In 1961, SDAG Wismut began prospecting for uranium in the Elbe valley Cretaceous formation in Saxony. Uranium mining using conventional methods started at this site in 1967. Localised in different sandstones of the Cretaceous formation, the uranium deposit was developed across an area of approx. 6 km² and mined near the towns of Königstein – Bielatal – Langenhennersdorf – Struppen. As it was located in the immediate vicinity of the main shafts, the locality of Leupoldishain was almost completely undermined. Local and regional hydrology had significant impact on mining and subsequent mine rehabilitation. Reserves of the Königstein deposit totalled some 30,000 tonnes of uranium. The mine has some exceptional features which have to be taken into consideration when it comes to stabilisation and subsequent flooding. Given the relatively low grades of uranium mineralisation in the sandstone, investigations were conducted in the early 1970s to identify more efficient chemical production processes. In 1984 underground uranium mining was switched to chemical leaching. Various leaching technologies were used involving water diluted sulphuric acid. This leach solution was injected via boreholes into prepared sandstone blocks or blasted chambers. Following leaching, the pregnant liquor was collected and pumped to the surface for further treatment. Eventually, the uranium was separated in a processing plant.
By 1990, this technology had exposed more than 55 million tonnes of rock to sulphuric acid-bearing liquor. Part of this liquor remained trapped as pore water in the sandstone and caused further mobilisation of uranium and heavy metals. In the event of uncontrolled mine flooding, these elements would have dissolved and migrated into neighbouring aquifers or into receiving streams, respectively. In the light of this complex situation, outright flooding appeared to involve to great an environmental risk. For this reason, an independent concept for the flooding of the Königstein mine was developed back in 1991. Ten years later the stage was set to initiate controlled flooding of that mine.
The flood water is treated in a treatment plant. Following removal of the dissolved uranium, the mine water is fed to a water treatment plant prior to discharge into the Elbe river. It will probably take longer than 2012 to complete flooding of the mine complex.
Treatment of the flood water will be required beyond that point in time. Pumped via two newly drilled pumping boreholes reaching ca. 300 m down into the mine, the flood water contaminated with radionuclides and heavy metals will be delivered to the water treatment plant. This process will have to continue until such time as no more significant impact to aquifers and the Elbe River is to be anticipated.
Treatment of mine water, however, will have to continue beyond that timeframe. Wismut has put in place a comprehensive system of measurement points to monitor the flooding process and to document flood level and water quality.

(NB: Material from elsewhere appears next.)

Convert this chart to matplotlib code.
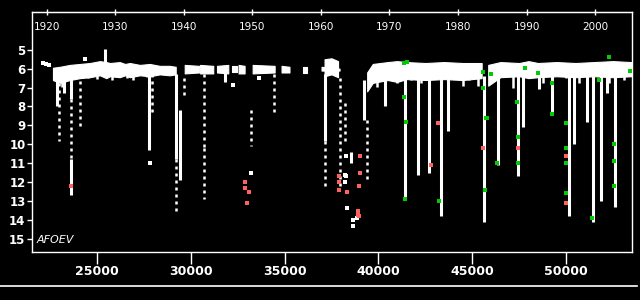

Treatment of the flood water will be required beyond that point in time. Pumped via two newly drilled pumping boreholes reaching ca. 300 m down into the mine, the flood water contaminated with radionuclides and heavy metals will be delivered to the water treatment plant. This process will have to continue until such time as no more significant impact to aquifers and the Elbe River is to be anticipated.
Treatment of mine water, however, will have to continue beyond that timeframe. Wismut has put in place a comprehensive system of measurement points to monitor the flooding process and to document flood level and water quality.
Flooding of the Dresden-Gittersee mine site
Flooding of the mine which comprises the two mine fields of Dresden-Gittersee / Bannewitz and Heidenschanze was initiated in May, 1995. The flooding is aimed at restoring the natural ground water level in the Freital mining district. Sequence of the flooding is characterised either by the step-wise increase of the flood level or by its freeze made possible by two production wells installed in the mine fields. This measure is designed to prevent mine subsidence and other damage that might be caused by the abandoned mine.When the flood level reached approx. 180 m a.s.l. in July, 2003, there was locally emergence of mine water in Freital-Potschappel. Thereupon, the flooding was suspended, and the flood level was lowered to some 156 m a.s.l. by the resumption of mine water pumping. Wismut, regulators, and advisers took months to determine the reasons of this emergence. It is assumed that some unknown water routing from century-old coal mining operations had played a major part. To achieve consolidated findings, an application was filed for the resumption of filling up to a level of 165 m a.s.l. At level rise > 156 m a.s.l. there was confirmation of the hydraulic connection existing between the Gittersee/Bannewitz and Heidenschanze mine fields. With a view to avoiding any further mine damage from such flood water levels, a connecting gallery (WISMUT-Stolln) is being driven at the geotechnically uncritical level of 120 a.s.l. starting from the Dresden/Gittersee/Bannewitz mine field to the Elbstolln to ensure the sustained safe discharge of flood water from the mine fields located on the right bank of the Weißeritz creek. This gallery will divert flood waters from the abandoned uranium mine fields to the Tiefer Elbstolln that ensures controlled discharge into the Elbe River. This will keep the flood water at a constant level of 120 m a.s.l.